Trump’s suggestion drew immediate condemnation from anti-abortion conservatives and resistance from Senate Republicans, revealing intraparty fault lines as the GOP attempts to pass health care legislation while defending a narrow House majority ahead of November midterm elections.
President Donald Trump on Tuesday urged House Republicans to show flexibility on the Hyde Amendment — the 50-year budget restriction barring federal money from paying for abortion services — telling lawmakers they needed to bend on the policy to reach a deal on health care subsidies. The remarks came at a House Republican caucus retreat in Washington as Trump pushed his party to resolve a health care crunch heading into the midterm election year.
“You have to be a little flexible” on the Hyde Amendment, Trump told the assembled Republicans. “You gotta be a little flexible. You gotta work something. You gotta use ingenuity.”
The suggestion drew immediate condemnation from anti-abortion conservatives and met resistance from Senate Republicans, exposing intraparty fault lines as the GOP attempts to pass health care legislation while defending a narrow House majority.
The health care context
Trump’s remarks came against the backdrop of a health care crunch his party is under pressure to resolve. Enhanced Affordable Care Act premium subsidies expired Dec. 31, 2025, leaving millions of policyholders facing steep premium increases. Some Democrats have made easing the Hyde restrictions a condition for any new subsidy agreement.
Trump endorsed a GOP proposal to replace the ACA subsidies — which taxpayers typically direct to insurance companies after selecting their policies — with direct payments consumers could use for a range of health care expenses. “Let the money go directly to the people,” he said.
Addressing GOP leaders including Speaker Mike Johnson directly, Trump added: “If you can do that, you’re going to have — this is going to be your issue.”
Senate resistance
Senate Majority Leader John Thune indicated his chamber was not prepared to ease the restriction. Any legislation must ensure “that those dollars aren’t being used to go against the practice that has been in place for the last 50 years,” Thune said Tuesday afternoon.
Conservative backlash
Anti-abortion advocacy groups pushed back sharply. Marjorie Dannenfelser, president of Susan B. Anthony Pro-Life America, warned that accommodating Democrats on Hyde would make Republicans “sure to lose this November.”
“To suggest Republicans should be ‘flexible’ is an abandonment of this decades-long commitment,” Dannenfelser said in a statement. “The voters sent a GOP trifecta to Washington and they expect it to govern like one. Giving in to Democrat demands that our tax dollars are used to fund plans that cover abortion on demand until birth would be a massive betrayal.”
Gavin Oxley of Americans United for Life wrote in an op-ed published this week in The Hill that Republicans must hold firm, headlining his piece “Republicans must hold the line: No Hyde Amendment, no deal on health care.” Oxley argued that if Republicans play their cards right, they “just might earn back enough of their base’s trust to sustain them through the 2026 midterms.”

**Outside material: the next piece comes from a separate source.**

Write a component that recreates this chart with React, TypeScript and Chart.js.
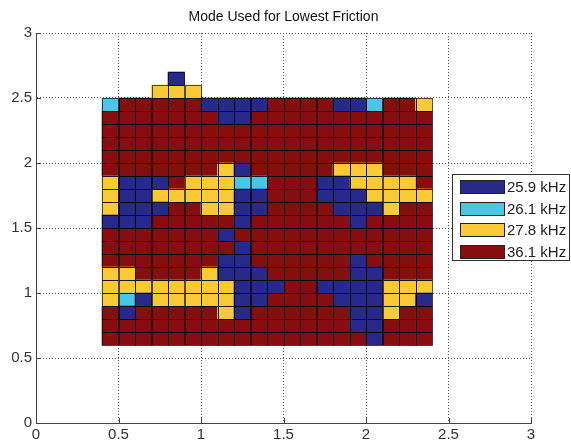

Background on the Hyde Amendment
The Hyde Amendment, named for the late Rep. Henry Hyde, has been attached to federal spending bills since 1976 — a year after the Supreme Court’s Roe v. Wade decision legalized abortion nationwide. It bars the Medicaid program, the joint federal-state insurer for low-income and disabled Americans, from covering abortions except in cases of rape, incest, or a threat to the woman’s life.
Congress has reauthorized the policy repeatedly through spending legislation. Democrats grew increasingly opposed to the restriction over decades; the shift became most prominent when Joe Biden reversed his longtime support for the ban during the 2020 Democratic presidential primary.
Trump supported abortion rights before entering politics in 2015. He has generally aligned with the anti-abortion wing of the Republican coalition — particularly on Supreme Court appointments that produced the 2022 decision overturning Roe — while displaying a recurring willingness to treat the issue as a negotiating variable. His remarks Tuesday reflect both tendencies.